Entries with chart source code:
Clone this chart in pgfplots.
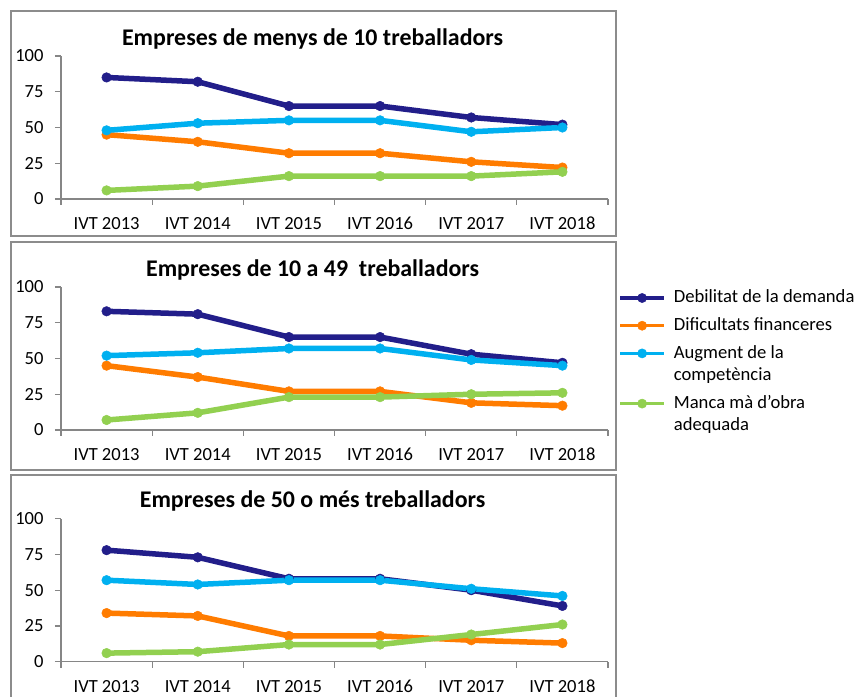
\documentclass[border=0pt]{standalone}
\usepackage{pgfplots}
\usepackage{pgfplotstable}
\pgfplotsset{compat=1.18}
\usepackage{fontspec}
\setmainfont{Carlito}
\definecolor{cNavy}{RGB}{34,30,138}
\definecolor{cOrange}{RGB}{255,124,0}
\definecolor{cLBlue}{RGB}{0,176,240}
\definecolor{cGreen}{RGB}{146,208,80}
\definecolor{cAxis}{RGB}{134,134,134}
\definecolor{cBorder}{RGB}{140,140,140}

\pgfplotstableread{
x D F A M
0 85 45 48 6
1 82 40 53 9
2 65 32 55 16
3 65 32 55 16
4 57 26 47 16
5 52 22 50 19
}\tabA
\pgfplotstableread{
x D F A M
0 83 45 52 7
1 81 37 54 12
2 65 27 57 23
3 65 27 57 23
4 53 19 49 25
5 47 17 45 26
}\tabB
\pgfplotstableread{
x D F A M
0 78 34 57 6
1 73 32 54 7
2 58 18 57 12
3 58 18 57 12
4 50 15 51 19
5 39 13 46 26
}\tabC

\pgfplotsset{
  panel/.style={
    scale only axis, width=547bp, height=143bp,
    xmin=-0.5, xmax=5.5, ymin=0, ymax=100,
    axis x line=bottom, axis y line=left,
    axis line style={cAxis, line width=1.3bp, -},
    xtick={0,1,2,3,4,5},
    xticklabels={IVT 2013,IVT 2014,IVT 2015,IVT 2016,IVT 2017,IVT 2018},
    minor xtick={-0.5,0.5,1.5,2.5,3.5,4.5,5.5},
    major x tick style={draw=none},
    ytick={0,25,50,75,100},
    tick align=outside,
    major tick length=6bp, minor tick length=6bp,
    every tick/.style={cAxis, line width=1.3bp},
    tick label style={font=\fontsize{18.6}{22}\selectfont, text=black},
    /pgf/number format/assume math mode=true,
    yticklabel style={xshift=-8bp},
    xticklabel style={text height=13bp, text depth=4bp, yshift=-8bp},
    title style={at={(axis description cs:0.46,1.08)}, anchor=center,
      font=\bfseries\fontsize{24}{28}\selectfont},
    clip=false,
  },
  ser/.style={line width=5.5bp, mark=*, mark size=4.8bp, mark options={solid, line width=0.5bp}, line join=round},
  legend image code/.code={\path[draw=none, fill=none] (0bp,-12.7bp) rectangle (44bp,15bp);
     \draw[mark repeat=2, mark phase=2, #1, line width=3.5bp, mark size=4.6bp, yshift=4.7bp]
     plot coordinates {(0bp,0bp) (22bp,0bp) (44bp,0bp)};},
  contline/.style={legend image code/.code={\path[draw=none, fill=none] (0bp,-12.7bp) rectangle (44bp,9.8bp);}},
}

\begin{document}
\begin{tikzpicture}
\useasboundingbox (0,0) rectangle (858bp,697bp);
\fill[white] (0,0) rectangle (858bp,697bp);
% panel borders
\draw[cBorder, line width=2bp] (11bp,460.5bp) rectangle (616bp,685.5bp);
\draw[cBorder, line width=2bp] (11bp,227bp) rectangle (616bp,455bp);
\draw[cBorder, line width=2bp] (11bp,-10bp) rectangle (616bp,222bp);

\begin{axis}[panel, at={(61bp,498bp)}, anchor=south west,
  title={Empreses de menys de 10 treballadors}]
\addplot[ser, color=cNavy] table[x=x,y=D]{\tabA};
\addplot[ser, color=cOrange] table[x=x,y=F]{\tabA};
\addplot[ser, color=cLBlue] table[x=x,y=A]{\tabA};
\addplot[ser, color=cGreen] table[x=x,y=M]{\tabA};
\end{axis}

\begin{axis}[panel, at={(61bp,267bp)}, anchor=south west,
  title={Empreses de 10 a 49\ \ treballadors},
  legend cell align=left,
  legend style={draw=none, fill=none, at={(axis description cs:1.019,0.995)}, anchor=north west,
    font=\fontsize{18.7}{22}\selectfont, row sep=0bp, column sep=6bp, inner sep=0pt, outer sep=0pt,
    cells={anchor=base west}, nodes={inner ysep=0pt}}]
\addplot[ser, color=cNavy] table[x=x,y=D]{\tabB};
\addlegendentry{\smash{Debilitat de la demanda}}
\addplot[ser, color=cOrange] table[x=x,y=F]{\tabB};
\addlegendentry{\smash{Dificultats financeres}}
\addplot[ser, color=cLBlue] table[x=x,y=A]{\tabB};
\addlegendentry{\smash{Augment de la}}
\addlegendimage{contline}
\addlegendentry{\smash{competència}}
\addplot[ser, color=cGreen] table[x=x,y=M]{\tabB};
\addlegendentry{\smash{Manca mà d’obra}}
\addlegendimage{contline}
\addlegendentry{\smash{adequada}}
\end{axis}

\begin{axis}[panel, at={(61bp,35.3bp)}, anchor=south west,
  title={Empreses de 50 o més treballadors}]
\addplot[ser, color=cNavy] table[x=x,y=D]{\tabC};
\addplot[ser, color=cOrange] table[x=x,y=F]{\tabC};
\addplot[ser, color=cLBlue] table[x=x,y=A]{\tabC};
\addplot[ser, color=cGreen] table[x=x,y=M]{\tabC};
\end{axis}
\end{tikzpicture}
\end{document}
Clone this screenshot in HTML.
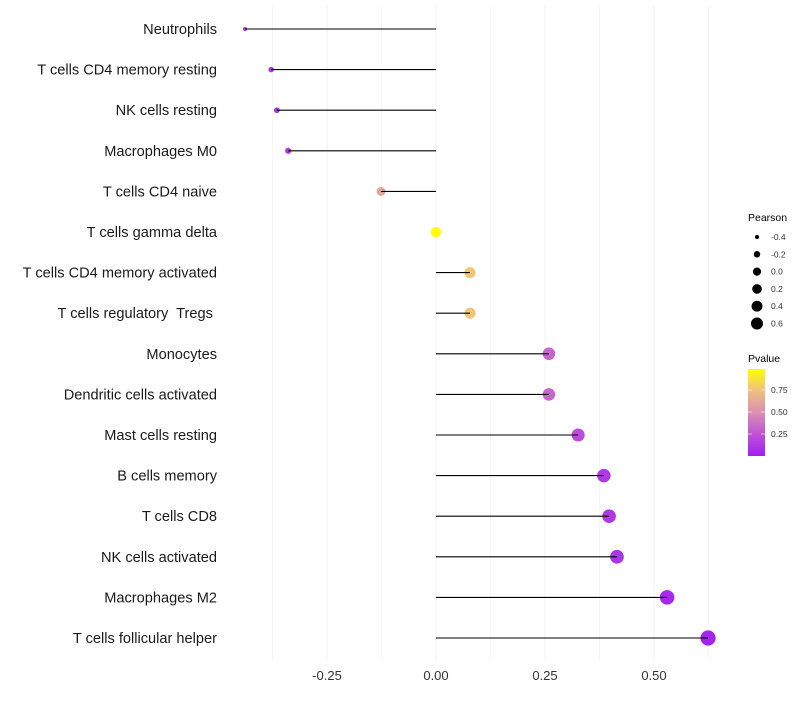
<!DOCTYPE html>
<html><head><meta charset="utf-8"><style>
body{margin:0;background:#fff;font-family:"Liberation Sans",sans-serif}
svg text{font-family:"Liberation Sans",sans-serif;white-space:pre}
</style></head><body>
<svg id="c" width="800" height="700">
<defs><linearGradient id="pg" x1="0" y1="1" x2="0" y2="0">
<stop offset="0" stop-color="#a020f0"/><stop offset="0.25" stop-color="#bf52d6"/><stop offset="0.5" stop-color="#d98fb0"/><stop offset="0.75" stop-color="#f0c080"/><stop offset="1" stop-color="#ffff00"/></linearGradient></defs>
</svg>
<script>
const cells=["Neutrophils","T cells CD4 memory resting","NK cells resting","Macrophages M0","T cells CD4 naive","T cells gamma delta","T cells CD4 memory activated","T cells regulatory  Tregs ","Monocytes","Dendritic cells activated","Mast cells resting","B cells memory","T cells CD8","NK cells activated","Macrophages M2","T cells follicular helper"];
const pearson=[-0.438,-0.378,-0.365,-0.339,-0.126,0,0.078,0.078,0.259,0.259,0.326,0.385,0.397,0.415,0.530,0.624];
const pvalue=[0.15,0.1,0.1,0.12,0.62,1.0,0.77,0.77,0.33,0.33,0.22,0.13,0.12,0.1,0.04,0.02];
const xTicks=[-0.25,0,0.25,0.5];
const xTickLabels=["-0.25","0.00","0.25","0.50"];
const sizeLegend=[-0.4,-0.2,0.0,0.2,0.4,0.6];
const sizeLegendLabels=["-0.4","-0.2","0.0","0.2","0.4","0.6"];
const pTicks=[0.25,0.5,0.75];
const pTickLabels=["0.25","0.50","0.75"];
const svg=document.getElementById('c');const NS="http://www.w3.org/2000/svg";
function mk(t,a,p){const e=document.createElementNS(NS,t);for(const k in a)e.setAttribute(k,a[k]);(p||svg).appendChild(e);return e;}
const X=v=>436+v*436;
const Y=i=>29+i*40.6;
const R=v=>Math.sqrt(Math.max(1,4.5+50*(v+0.44)));
const cs=[[0,[160,32,240]],[0.25,[191,82,214]],[0.5,[217,143,176]],[0.75,[240,192,128]],[1,[255,255,0]]];
function col(p){for(let i=1;i<cs.length;i++){if(p<=cs[i][0]){const a=cs[i-1],b=cs[i];const t=(p-a[0])/(b[0]-a[0]);const c=a[1].map((v,j)=>Math.round(v+(b[1][j]-v)*t));return `rgb(${c})`;}}return 'rgb(255,255,0)';}
for(let v=-0.375;v<=0.63;v+=0.125){const g=mk('line',{x1:X(v),x2:X(v),y1:5,y2:660,stroke:'#f2f2f2','stroke-width':Math.abs((v*4)%1)<1e-6?1:0.7});

}
xTicks.forEach((v,i)=>{const t=mk('text',{x:X(v),y:680,'text-anchor':'middle','font-size':13,fill:'#333'});t.textContent=xTickLabels[i];

});
cells.forEach((c,i)=>{
const t=mk('text',{x:217,y:Y(i)+5,'text-anchor':'end','font-size':14.6,fill:'#1a1a1a'});t.textContent=c;


const d=mk('circle',{cx:X(pearson[i]),cy:Y(i),r:R(pearson[i]),fill:col(pvalue[i])});


const l=mk('line',{x1:X(0),x2:X(pearson[i]),y1:Y(i),y2:Y(i),stroke:'#000','stroke-width':1.1});


});
const lt=mk('text',{x:748,y:221,'font-size':10.5,fill:'#000'});lt.textContent="Pearson";


sizeLegend.forEach((v,i)=>{const y=237+i*17.3;
const d=mk('circle',{cx:757,cy:y,r:R(v)*0.8,fill:'#000'});


const t=mk('text',{x:771,y:y+3,'font-size':8.5,fill:'#333'});t.textContent=sizeLegendLabels[i];

});
const pt=mk('text',{x:748,y:362,'font-size':10.5,fill:'#000'});pt.textContent="Pvalue";


const bar=mk('rect',{x:748,y:369,width:17,height:87,fill:'url(#pg)'});


const PY=p=>456-p*88;
pTicks.forEach((p,i)=>{mk('line',{x1:748,x2:752,y1:PY(p),y2:PY(p),stroke:'#fff','stroke-width':0.6});mk('line',{x1:761,x2:765,y1:PY(p),y2:PY(p),stroke:'#fff','stroke-width':0.6});
const t=mk('text',{x:771,y:PY(p)+3,'font-size':8.5,fill:'#333'});t.textContent=pTickLabels[i];

});
</script>
</body></html>
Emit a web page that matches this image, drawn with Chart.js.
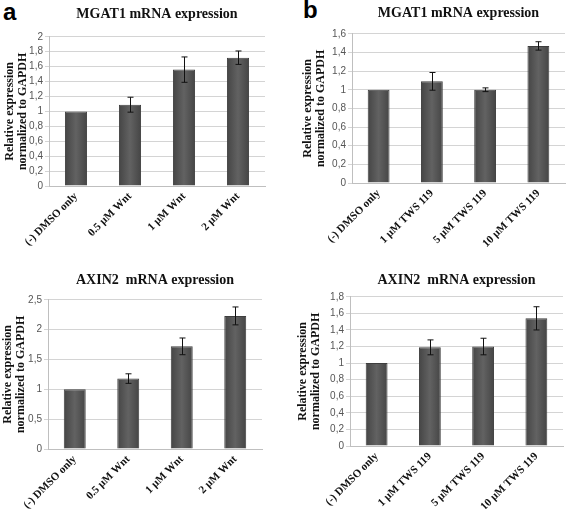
<!DOCTYPE html>
<html>
<head>
<meta charset="utf-8">
<script src="https://cdn.jsdelivr.net/npm/chart.js@4.4.1/dist/chart.umd.min.js"></script>
<style>
  html, body { margin: 0; padding: 0; background: #fff; }
  #app { position: relative; width: 567px; height: 509px; overflow: hidden; }
  .panel { position: absolute; }
  .letter { position: absolute; font: bold 24px "Liberation Sans", Arial, sans-serif; line-height: 24px; color: #000; }
</style>
</head>
<body>
<div id="app">
  <div class="letter" style="left:3px;top:0px">a</div>
  <div class="letter" style="left:303px;top:-2px">b</div>
  <div class="panel" style="left:0;top:0;width:283px;height:250px"><canvas id="c1"></canvas></div>
  <div class="panel" style="left:285px;top:0;width:282px;height:250px"><canvas id="c2"></canvas></div>
  <div class="panel" style="left:0;top:255px;width:283px;height:254px"><canvas id="c3"></canvas></div>
  <div class="panel" style="left:285px;top:255px;width:282px;height:254px"><canvas id="c4"></canvas></div>
</div>
<script>
const wntLabels = ["(-) DMSO only", "0.5 μM Wnt", "1 μM Wnt", "2 μM Wnt"];
const twsLabels = ["(-) DMSO only", "1 μM TWS 119", "5 μM TWS 119", "10 μM TWS 119"];

const mgat1Wnt = [1.0, 1.09, 1.56, 1.72];
const mgat1WntErr = [0, 0.1, 0.17, 0.09];
const mgat1Tws = [1.0, 1.09, 1.0, 1.47];
const mgat1TwsErr = [0, 0.095, 0.02, 0.045];
const axin2Wnt = [1.0, 1.18, 1.72, 2.23];
const axin2WntErr = [0, 0.08, 0.14, 0.15];
const axin2Tws = [1.0, 1.19, 1.2, 1.54];
const axin2TwsErr = [0, 0.09, 0.1, 0.14];

const serif = '"Liberation Serif", "Times New Roman", serif';
const sans = '"Liberation Sans", Arial, sans-serif';
const BAR_PCT = 0.41;

// error bars drawn through the y scale
const errorBars = {
  id: "errorBars",
  afterDatasetsDraw(chart) {
    const errs = chart.options.plugins.errorBars.errs;
    const vals = chart.data.datasets[0].data;
    const meta = chart.getDatasetMeta(0);
    const y = chart.scales.y;
    const ctx = chart.ctx;
    ctx.save();
    ctx.strokeStyle = "#111";
    ctx.lineWidth = 1;
    meta.data.forEach((bar, i) => {
      if (!errs[i]) return;
      const x = Math.round(bar.x) + 0.5;
      const top = y.getPixelForValue(vals[i] + errs[i]);
      const bot = y.getPixelForValue(vals[i] - errs[i]);
      ctx.beginPath();
      ctx.moveTo(x, top);
      ctx.lineTo(x, bot);
      ctx.moveTo(x - 3, top);
      ctx.lineTo(x + 3, top);
      ctx.moveTo(x - 3, bot);
      ctx.lineTo(x + 3, bot);
      ctx.stroke();
    });
    ctx.restore();
  },
};

// cylinder-ish shading, like the excel bars
function barFill(c) {
  const chart = c.chart;
  const xs = chart.scales.x;
  if (!xs || !chart.chartArea || c.dataIndex === undefined) return "#5a5a5a";
  const cx = xs.getPixelForValue(c.dataIndex);
  const half = (xs.width / chart.data.labels.length) * BAR_PCT / 2;
  const g = chart.ctx.createLinearGradient(cx - half, 0, cx + half, 0);
  g.addColorStop(0, "#454545");
  g.addColorStop(0.5, "#626262");
  g.addColorStop(1, "#454545");
  return g;
}

const fmt = (v) => String(Number(v.toFixed(1))).replace(".", ",");

function makeChart(id, opts) {
  new Chart(document.getElementById(id), {
    type: "bar",
    data: {
      labels: opts.labels,
      datasets: [
        {
          data: opts.values,
          backgroundColor: barFill,
          borderColor: "#3e3e3e",
          borderWidth: 1,
          barPercentage: BAR_PCT,
          categoryPercentage: 1,
        },
      ],
    },
    options: {
      responsive: true,
      maintainAspectRatio: false,
      animation: false,
      layout: { padding: { left: 0, right: opts.padRight, top: 0, bottom: 0 } },
      plugins: {
        legend: { display: false },
        tooltip: { enabled: false },
        title: {
          display: true,
          text: opts.title,
          fullSize: false,
          color: "#111",
          font: { family: serif, size: 14, weight: "bold" },
          padding: { top: opts.titleTop, bottom: opts.titleBottom },
        },
        errorBars: { errs: opts.errs },
      },
      scales: {
        x: {
          afterFit: (s) => { s.height = opts.xHeight; },
          grid: { display: false, drawTicks: false },
          border: { display: true, color: "#bfbfbf" },
          ticks: {
            autoSkip: false,
            minRotation: 45,
            maxRotation: 45,
            padding: 4,
            color: "#111",
            font: { family: serif, size: 11, weight: "bold" },
          },
        },
        y: {
          min: 0,
          max: opts.max,
          afterFit: (s) => { s.width = opts.yWidth; },
          grid: { color: "#d4d4d4", lineWidth: 1, tickLength: 4 },
          border: { display: true, color: "#bfbfbf" },
          ticks: {
            autoSkip: false,
            stepSize: opts.step,
            padding: 2,
            color: "#555",
            font: { family: sans, size: 10 },
            callback: (v) => fmt(v),
          },
          title: {
            display: true,
            text: ["Relative expression", "normalized to GAPDH"],
            color: "#111",
            font: { family: serif, size: 12, weight: "bold", lineHeight: 1.08 },
            padding: { top: opts.yTitlePad, bottom: 0 },
          },
        },
      },
    },
    plugins: [errorBars],
  });
}

makeChart("c1", {
  labels: wntLabels, values: mgat1Wnt, errs: mgat1WntErr,
  title: "MGAT1 mRNA expression", max: 2, step: 0.2,
  yWidth: 49, padRight: 18, xHeight: 64, titleTop: 6, titleBottom: 14, yTitlePad: 3,
});
makeChart("c2", {
  labels: twsLabels, values: mgat1Tws, errs: mgat1TwsErr,
  title: "MGAT1 mRNA expression", max: 1.6, step: 0.2,
  yWidth: 67, padRight: 2, xHeight: 67, titleTop: 5, titleBottom: 12, yTitlePad: 16,
});
makeChart("c3", {
  labels: wntLabels, values: axin2Wnt, errs: axin2WntErr,
  title: "AXIN2  mRNA expression", max: 2.5, step: 0.5,
  yWidth: 48, padRight: 21, xHeight: 60, titleTop: 17, titleBottom: 11, yTitlePad: 1,
});
makeChart("c4", {
  labels: twsLabels, values: axin2Tws, errs: axin2TwsErr,
  title: "AXIN2  mRNA expression", max: 1.8, step: 0.2,
  yWidth: 65, padRight: 4, xHeight: 63, titleTop: 17, titleBottom: 8, yTitlePad: 11,
});
</script>
</body>
</html>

| THE PROBLEM |
Pictures are not part of the copy. Write out only the lines from the one containing "Emit a web page" through the one containing "const BAR_PCT = 0.41;", exactly as they stand, both included.

| THE RESPONSE |
Emit a web page that matches this image, drawn with Chart.js.
<!DOCTYPE html>
<html>
<head>
<meta charset="utf-8">
<script src="https://cdn.jsdelivr.net/npm/chart.js@4.4.1/dist/chart.umd.min.js"></script>
<style>
  html, body { margin: 0; padding: 0; background: #fff; }
  #app { position: relative; width: 567px; height: 509px; overflow: hidden; }
  .panel { position: absolute; }
  .letter { position: absolute; font: bold 24px "Liberation Sans", Arial, sans-serif; line-height: 24px; color: #000; }
</style>
</head>
<body>
<div id="app">
  <div class="letter" style="left:3px;top:0px">a</div>
  <div class="letter" style="left:303px;top:-2px">b</div>
  <div class="panel" style="left:0;top:0;width:283px;height:250px"><canvas id="c1"></canvas></div>
  <div class="panel" style="left:285px;top:0;width:282px;height:250px"><canvas id="c2"></canvas></div>
  <div class="panel" style="left:0;top:255px;width:283px;height:254px"><canvas id="c3"></canvas></div>
  <div class="panel" style="left:285px;top:255px;width:282px;height:254px"><canvas id="c4"></canvas></div>
</div>
<script>
const wntLabels = ["(-) DMSO only", "0.5 μM Wnt", "1 μM Wnt", "2 μM Wnt"];
const twsLabels = ["(-) DMSO only", "1 μM TWS 119", "5 μM TWS 119", "10 μM TWS 119"];

const mgat1Wnt = [1.0, 1.09, 1.56, 1.72];
const mgat1WntErr = [0, 0.1, 0.17, 0.09];
const mgat1Tws = [1.0, 1.09, 1.0, 1.47];
const mgat1TwsErr = [0, 0.095, 0.02, 0.045];
const axin2Wnt = [1.0, 1.18, 1.72, 2.23];
const axin2WntErr = [0, 0.08, 0.14, 0.15];
const axin2Tws = [1.0, 1.19, 1.2, 1.54];
const axin2TwsErr = [0, 0.09, 0.1, 0.14];

const serif = '"Liberation Serif", "Times New Roman", serif';
const sans = '"Liberation Sans", Arial, sans-serif';
const BAR_PCT = 0.41;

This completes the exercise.